Richmond, Va - It started with a guy yelling at his radio. Now, it's (at times) a guy yelling on the radio.

Al Coleman was a stock broker in downtown Richmond by day, and a die hard sports fan by birth. Back when sports talk radio was in it's infancy, a former sports personality in town had a show on Sunday nights, one that regularly infuriated Coleman enough to spur him into action.

"I called up Mike O'Toole over at WRNL and asked what it would take to get on the air" Coleman recalled. "He told me '$100.'"

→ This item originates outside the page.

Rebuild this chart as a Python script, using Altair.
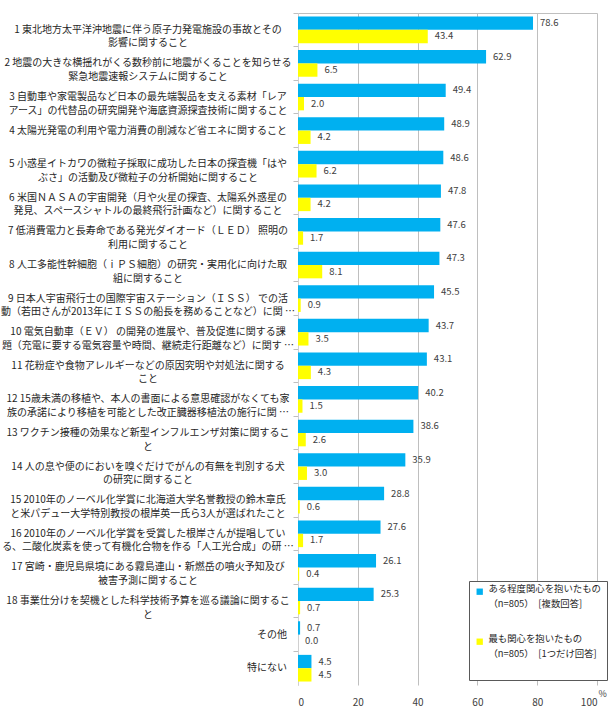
import json
import altair as alt
import pandas as pd

FONT = "Noto Sans CJK JP"

labels = [
    "1 東北地方太平洋沖地震に伴う原子力発電施設の事故とその\n影響に関すること",
    "2 地震の大きな横揺れがくる数秒前に地震がくることを知らせる\n緊急地震速報システムに関すること",
    "3 自動車や家電製品など日本の最先端製品を支える素材「レア\nアース」の代替品の研究開発や海底資源探査技術に関すること",
    "4 太陽光発電の利用や電力消費の削減など省エネに関すること",
    "5 小惑星イトカワの微粒子採取に成功した日本の探査機「はや\nぶさ」の活動及び微粒子の分析開始に関すること",
    "6 米国ＮＡＳＡの宇宙開発（月や火星の探査、太陽系外惑星の\n発見、スペースシャトルの最終飛行計画など）に関すること",
    "7 低消費電力と長寿命である発光ダイオード（ＬＥＤ） 照明の\n利用に関すること",
    "8 人工多能性幹細胞（ｉＰＳ細胞）の研究・実用化に向けた取\n組に関すること",
    "9 日本人宇宙飛行士の国際宇宙ステーション（ＩＳＳ） での活\n動（若田さんが2013年にＩＳＳの船長を務めることなど）に関 …",
    "10 電気自動車（ＥＶ） の開発の進展や、普及促進に関する課\n題（充電に要する電気容量や時間、継続走行距離など）に関す …",
    "11 花粉症や食物アレルギーなどの原因究明や対処法に関する\nこと",
    "12 15歳未満の移植や、本人の書面による意思確認がなくても家\n族の承諾により移植を可能とした改正臓器移植法の施行に関 …",
    "13 ワクチン接種の効果など新型インフルエンザ対策に関するこ\nと",
    "14 人の息や便のにおいを嗅ぐだけでがんの有無を判別する犬\nの研究に関すること",
    "15 2010年のノーベル化学賞に北海道大学名誉教授の鈴木章氏\nと米パデュー大学特別教授の根岸英一氏ら3人が選ばれたこと",
    "16 2010年のノーベル化学賞を受賞した根岸さんが提唱してい\nる、二酸化炭素を使って有機化合物を作る「人工光合成」の研 …",
    "17 宮崎・鹿児島県境にある霧島連山・新燃岳の噴火予知及び\n被害予測に関すること",
    "18 事業仕分けを契機とした科学技術予算を巡る議論に関するこ\nと",
    "その他",
    "特にない",
]

blue_values = [78.6, 62.9, 49.4, 48.9, 48.6, 47.8, 47.6, 47.3, 45.5, 43.7,
               43.1, 40.2, 38.6, 35.9, 28.8, 27.6, 26.1, 25.3, 0.7, 4.5]
yellow_values = [43.4, 6.5, 2.0, 4.2, 6.2, 4.2, 1.7, 8.1, 0.9, 3.5,
                 4.3, 1.5, 2.6, 3.0, 0.6, 1.7, 0.4, 0.7, 0.0, 4.5]

series_keys = ["multi", "single"]
series_legend = [
    ["ある程度関心を抱いたもの", "（n=805）　[複数回答]", ""],
    ["最も関心を抱いたもの", "（n=805）　[1つだけ回答]", ""],
]
series_colors = ["#00B0F0", "#FFFF00"]
x_ticks = [0, 20, 40, 60, 80, 100]

cat_ids = [f"c{i:02d}" for i in range(len(labels))]

rows = []
for i, cid in enumerate(cat_ids):
    rows.append({"cat": cid, "series": series_keys[0], "value": blue_values[i]})
    rows.append({"cat": cid, "series": series_keys[1], "value": yellow_values[i]})
df = pd.DataFrame(rows)

lab_df = pd.DataFrame({"cat": cat_ids, "label": labels})
lab_multi = lab_df[lab_df["label"].str.contains("\n")]
lab_single = lab_df[~lab_df["label"].str.contains("\n")]

x_scale = alt.Scale(domain=[0, 100], nice=False)
y_enc = alt.Y(
    "cat:N", sort=cat_ids,
    scale=alt.Scale(domain=cat_ids, paddingInner=0, paddingOuter=0),
    axis=alt.Axis(labels=False, ticks=True, bandPosition=0, tickSize=5,
                  tickColor="#bfbfbf", domainColor="#d0d0d0", grid=False, title=None),
)
yoff = alt.YOffset("series:N", sort=series_keys,
                   scale=alt.Scale(domain=series_keys, paddingInner=0, paddingOuter=0.26))

label_expr = (f"datum.value == {json.dumps(series_keys[0])} ? "
              f"{json.dumps(series_legend[0], ensure_ascii=False)} : "
              f"{json.dumps(series_legend[1], ensure_ascii=False)}")

bars = alt.Chart(df).mark_bar().encode(
    x=alt.X("value:Q", scale=x_scale,
            axis=alt.Axis(values=x_ticks, grid=True, gridColor="#bfbfbf", ticks=False,
                          domain=False, labelPadding=12, labelFontSize=10,
                          labelColor="#404040", title="%", titleX=300, titleY=8,
                          titleAngle=0, titleAlign="left", titleBaseline="middle",
                          titleFontSize=9, titleFontWeight="normal", titleColor="#404040")),
    y=y_enc,
    yOffset=yoff,
    color=alt.Color("series:N", scale=alt.Scale(domain=series_keys, range=series_colors),
                    legend=alt.Legend(orient="none", legendX=171, legendY=568, title=None,
                                      fillColor="white", strokeColor="#595959", padding=6,
                                      symbolType="square", symbolSize=40, symbolStrokeWidth=0,
                                      labelFontSize=9.4, labelColor="#262626", labelLimit=0,
                                      rowPadding=9, labelBaseline="alphabetic",
                                      labelOffset=4, labelExpr=label_expr)),
)

vals = alt.Chart(df).mark_text(align="left", baseline="middle", dx=7, fontSize=9.5,
                               color="#404040").encode(
    x=alt.X("value:Q", scale=x_scale,
            axis=alt.Axis(orient="top", labels=False, ticks=False, grid=False,
                          domain=True, domainColor="#bfbfbf", title=None)),
    y=y_enc,
    yOffset=yoff,
    text=alt.Text("value:Q", format=".1f"),
)

lab_c = alt.Chart(lab_multi).mark_text(align="center", baseline="middle", lineBreak="\n",
                                       lineHeight=13.5, fontSize=10, color="#262626").encode(
    y=y_enc, x=alt.value(-150), text="label:N")

lab_r = alt.Chart(lab_single).mark_text(align="right", baseline="middle", fontSize=10,
                                        color="#262626").encode(
    y=y_enc, x=alt.value(-11), text="label:N")

chart = alt.layer(bars, vals, lab_c, lab_r).resolve_axis(x="independent").properties(
    width=299, height=672,
    autosize=alt.AutoSizeParams(type="none"),
    padding={"left": 298, "top": 13, "right": 14, "bottom": 40},
).configure(
    font=FONT,
    style={"guide-label": {"lineHeight": 15}},
).configure_view(strokeWidth=0)

chart.save("out.html", embed_options={"renderer": "svg", "actions": False})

Coleman paid his money and started his new career. His gift of gab for predicting the future of the Dow Jones average turned into talking about the R-Braves batting average, and he went from selling futures to selling time on the radio. The one night a week exposure grew into 5 mornings a week in about 13 months.

While there have been some address changes along the way, including his current stop at ESPN 950, Coleman has been on the air ever since that Sunday in January back in 1992. There were numerous doubters in the beginning, but the ride has exceeded even his own expectations.

"It's something I enjoyed from the get go" Coleman said. "There's so many things you can do. You can have fun with people, you can give them a hard time, you can yell and scream on occasion."

Perhaps nothing has caused Coleman to scream more than his beloved Washington Redskins, for both good reasons and bad. Ironically, WXGI is now owned by RedZebra, the broadcasting arm of Redskins owner Daniel Snyder.

Coleman has pioneered the geographical nickname for his regular callers, everyone from Elmont Roy to Pittsburgh Willie and the two Chips: Godwin Chip and Chip Not-The-Dentist. His likeability on the air has kept him there, and been a big factor in the related success of his self-titled sports bar and grill in Innsbrook. There, much like on the air, it's the people that get Coleman up in the morning and keep him going throughout the day.

"People have gotten to know each other just by listening" Coleman said. "That's been a lot of fun. If you enjoy what you do for work, then it's not work."